Abstract

This article presents data from our investigations in Kristiansand, the largest city in Southern Norway, an area sometimes called Norway’s ‘Bible belt’. We investigate how social media is reshaping social relations in the city, looking especially at how social order is generated, reinforced, and challenged on social media platforms. Drawing on the figurational sociology of Norbert Elias, as well as findings from research conducted among Muslim immigrants in Scandinavian cities and their response to what they perceive as the dominant media frame, we focus this article on a less visible group of outsiders in the local social figuration: young ex- and non-religious persons. The mediated and enacted performances of this loosely defined group and their interactions with more influential others provide a case study in how non-religious identities and networked communities are construed not (only) based on explicit rejection of religion but also in negotiation with a social order that happens to carry locally specific ‘religious’ overtones. With respect to the mediatization of religion we extend empirical investigation of the theory to social media, arguing that what while religious content is shaped by social media forms, in cases where religious identifiers already convey prestige in local social networks, social media may increase the influence of these networks, thus deepening processes of social inclusion for those in dominant groups and the exclusion of outsiders.
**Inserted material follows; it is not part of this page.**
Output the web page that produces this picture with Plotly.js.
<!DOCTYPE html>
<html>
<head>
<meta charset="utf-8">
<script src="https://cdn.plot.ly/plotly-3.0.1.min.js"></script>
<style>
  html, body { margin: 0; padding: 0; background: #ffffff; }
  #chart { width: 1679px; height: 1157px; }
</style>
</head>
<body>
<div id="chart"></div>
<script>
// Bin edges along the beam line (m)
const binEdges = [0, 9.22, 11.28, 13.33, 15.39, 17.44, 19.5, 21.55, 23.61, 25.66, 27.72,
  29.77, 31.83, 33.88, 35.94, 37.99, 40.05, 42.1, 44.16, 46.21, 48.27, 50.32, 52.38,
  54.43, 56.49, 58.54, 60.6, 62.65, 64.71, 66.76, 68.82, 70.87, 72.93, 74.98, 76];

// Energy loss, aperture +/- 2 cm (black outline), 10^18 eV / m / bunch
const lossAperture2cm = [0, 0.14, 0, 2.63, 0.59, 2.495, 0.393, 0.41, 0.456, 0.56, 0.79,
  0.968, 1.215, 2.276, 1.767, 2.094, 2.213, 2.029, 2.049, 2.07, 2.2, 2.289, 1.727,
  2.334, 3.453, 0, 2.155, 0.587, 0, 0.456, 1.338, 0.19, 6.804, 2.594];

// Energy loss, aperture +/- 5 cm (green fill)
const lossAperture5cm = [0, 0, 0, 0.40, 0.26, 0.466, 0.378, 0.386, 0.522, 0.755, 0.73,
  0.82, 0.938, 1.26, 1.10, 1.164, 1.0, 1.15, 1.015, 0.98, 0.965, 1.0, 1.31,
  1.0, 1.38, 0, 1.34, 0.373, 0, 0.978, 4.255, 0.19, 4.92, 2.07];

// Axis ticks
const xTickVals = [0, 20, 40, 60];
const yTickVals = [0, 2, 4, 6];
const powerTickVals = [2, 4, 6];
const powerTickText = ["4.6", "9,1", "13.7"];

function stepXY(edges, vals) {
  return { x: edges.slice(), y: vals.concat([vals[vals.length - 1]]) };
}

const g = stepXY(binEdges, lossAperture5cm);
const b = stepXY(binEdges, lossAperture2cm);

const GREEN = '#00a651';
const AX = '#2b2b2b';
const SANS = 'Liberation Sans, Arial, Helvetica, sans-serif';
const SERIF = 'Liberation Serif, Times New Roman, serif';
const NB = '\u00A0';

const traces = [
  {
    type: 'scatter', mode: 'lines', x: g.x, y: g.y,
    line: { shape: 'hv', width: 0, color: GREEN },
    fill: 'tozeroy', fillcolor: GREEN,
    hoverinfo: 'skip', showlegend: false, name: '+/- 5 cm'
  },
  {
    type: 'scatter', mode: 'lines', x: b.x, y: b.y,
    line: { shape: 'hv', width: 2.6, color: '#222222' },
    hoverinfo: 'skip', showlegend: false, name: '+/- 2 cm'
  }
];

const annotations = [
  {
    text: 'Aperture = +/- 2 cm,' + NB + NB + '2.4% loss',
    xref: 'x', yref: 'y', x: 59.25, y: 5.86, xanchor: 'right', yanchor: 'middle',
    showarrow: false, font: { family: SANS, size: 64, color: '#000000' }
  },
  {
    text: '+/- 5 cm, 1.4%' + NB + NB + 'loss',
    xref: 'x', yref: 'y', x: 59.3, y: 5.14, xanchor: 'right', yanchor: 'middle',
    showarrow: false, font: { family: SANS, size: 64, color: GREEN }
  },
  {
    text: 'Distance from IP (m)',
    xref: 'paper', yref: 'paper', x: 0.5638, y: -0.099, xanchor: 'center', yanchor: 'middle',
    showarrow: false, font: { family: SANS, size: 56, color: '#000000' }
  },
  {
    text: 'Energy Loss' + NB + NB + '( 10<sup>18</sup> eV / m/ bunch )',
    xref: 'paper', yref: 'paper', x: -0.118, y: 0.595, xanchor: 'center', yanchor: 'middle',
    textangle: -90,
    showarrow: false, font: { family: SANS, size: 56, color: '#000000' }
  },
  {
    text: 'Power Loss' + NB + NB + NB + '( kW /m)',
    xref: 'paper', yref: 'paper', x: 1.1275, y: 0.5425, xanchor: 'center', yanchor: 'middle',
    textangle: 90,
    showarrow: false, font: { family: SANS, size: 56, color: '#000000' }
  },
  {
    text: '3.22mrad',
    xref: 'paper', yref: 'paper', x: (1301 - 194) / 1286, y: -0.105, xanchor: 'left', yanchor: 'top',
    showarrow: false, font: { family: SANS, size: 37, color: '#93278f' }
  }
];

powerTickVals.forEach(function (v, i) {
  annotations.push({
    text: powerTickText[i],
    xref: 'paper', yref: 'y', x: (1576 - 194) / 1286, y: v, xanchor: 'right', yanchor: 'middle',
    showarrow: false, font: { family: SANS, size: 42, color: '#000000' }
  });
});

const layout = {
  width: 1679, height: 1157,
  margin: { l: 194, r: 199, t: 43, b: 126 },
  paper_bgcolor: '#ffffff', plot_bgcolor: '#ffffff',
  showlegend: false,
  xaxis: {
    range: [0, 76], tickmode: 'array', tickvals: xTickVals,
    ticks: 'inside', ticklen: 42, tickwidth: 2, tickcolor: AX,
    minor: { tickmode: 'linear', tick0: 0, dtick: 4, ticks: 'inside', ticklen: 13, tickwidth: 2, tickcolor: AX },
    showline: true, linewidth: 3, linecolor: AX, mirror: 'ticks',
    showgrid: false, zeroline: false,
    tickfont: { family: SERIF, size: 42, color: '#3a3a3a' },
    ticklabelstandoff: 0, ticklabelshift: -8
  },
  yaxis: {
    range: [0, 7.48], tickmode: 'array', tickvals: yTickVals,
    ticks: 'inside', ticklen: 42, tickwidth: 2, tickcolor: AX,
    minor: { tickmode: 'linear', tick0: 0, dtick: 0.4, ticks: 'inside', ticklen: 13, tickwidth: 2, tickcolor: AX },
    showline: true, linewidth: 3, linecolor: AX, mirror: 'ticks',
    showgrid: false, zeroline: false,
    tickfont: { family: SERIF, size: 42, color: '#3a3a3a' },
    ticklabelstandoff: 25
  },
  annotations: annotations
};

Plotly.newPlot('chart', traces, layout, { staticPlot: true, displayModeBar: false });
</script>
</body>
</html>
In this way, platforms which are in principle open and in practice provide space for minorities to self-organise, also routinely reinforce existing power relations.

Highlights

  • We present data from the project Cultural Conflict 2.0, which combines computational and ethnographic methods in its investigations of how local social conflict and stratification occur in local social media clusters

  • We have investigated how local social media clusters in Kristiansand and the symbols of prestige that circulate in these clusters tend to reproduce and reinforce the local social order as this is otherwise made manifest in the city’s history, its cultural economy, and self-promotion (Fisher-Høyrem and Herbert)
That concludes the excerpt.